Bergamo, 26 marzo 2016 - La decisione del giudice è appena arrivata, Stefano Rho esce dal tribunale di Bergamo. Soddisfatto, professore? «Sono sicuramente contento di tornare a insegnare e a percepire un reddito. Ma questa è una vittoria mutilata. Non potevo non permettermi di non conciliare e ho seguito la strada più rapida. Ma la normativa resta ingiusta».

Il suo caso può servire a cambiare le regole? «Me lo auguro. Spero serva per cambiare queste regole, che sono assurde e mettono nei guai molte persone (almeno una cinquantina i casi analoghi nella Bergamasca, Ndr). Io ho ricevuto molta attenzione, ma conosco uomini e donne che non hanno avuto la stessa fortuna». A chi dice grazie? «Ho ricevuto tanta solidarietà, dai colleghi, alcuni mi hanno aiutato anche economicamente, e soprattutto dagli studenti, che si sono battuti sempre per farmi tornare ad insegnare». Come ha avvertito sua moglie? «Appena sono uscito dall’aula, ho preso il cellulare di un mio amico che l’aveva chiamata e le ho urlato: siamo stati reintegrati. Si è commossa».

Come hanno vissuto in famiglia questi momenti difficili? «È stata dura. Mio figlio maggiore, che ha 7 anni, ha capito tutto e gli ho dovuto spiegare perché ero stato licenziato».

Lei si è trovato a fare i conti con due condanne. La prima, relativa a quel bisogno fisiologico “galeotto”, le è costata 200 euro di ammenda. L’altra è arrivata proprio per non aver dichiarato la prima sentenza: un decreto penale di alcune migliaia di euro, circa 4mila, per aver dichiarato il falso. Ce ne può parlare? «Pochi giorni fa ho terminato di scontare con la messa alla prova la condanna inflitta per aver detto il falso che ha portato successivamente al mio licenziamento».

Cosa ha fatto? «Ho svolto servizio in una comunità per minori stranieri, la don Milani di Sorisole, facendo alfabetizzazione e supporto allo studio. Il decreto penale di condanna mi è arrivato a maggio del 2015. Con il mio legale ho deciso di fare ricorso e in udienza abbiamo chiesto la messa alla prova: svolgere lavori socialmente utili».

Cosa che consente di cancellare la sentenza dai propri precedenti penali. «Sì, la condanna è stata convertita in 40 ore di lavoro.
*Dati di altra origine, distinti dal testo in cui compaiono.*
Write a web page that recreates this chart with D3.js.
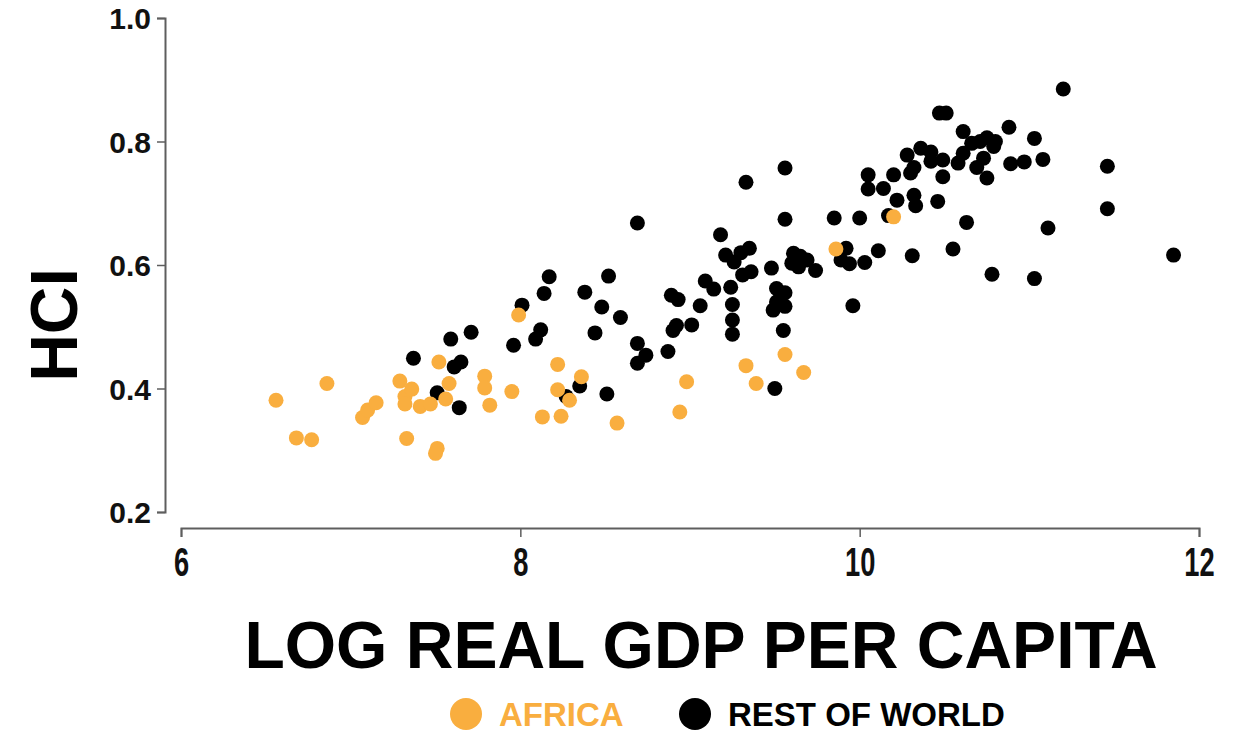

Un’esperienza molto bella, che mi ha consentito di mantenere una continuità con il mio lavoro e di stare vicino a ragazzi tra i 16 e i 18 anni, più o meno la stessa dei miei studenti».

La condanna l’ha scontata proprio mentre arrivava il licenziamento. «Esatto. Ora devo presentare al giudice l’esito del periodo di lavoro con la relazione della comunità: se lo valuterà positivamente anche questa vicenda sarà chiusa».

Cosa dirà ai suoi studenti quando rientrerà in classe? «Non lo so. Sono ancora frastornato. L’unica cosa che mi sento di promettere è il massimo impegno nel mio lavoro, l’unico che ho sempre voluto fare. L’insegnamento per me è tutto e, nonostante questa terribile vicenda, la passione c’è sempre».

Ha prevalso il buon senso. «Era quello che ho sempre chiesto».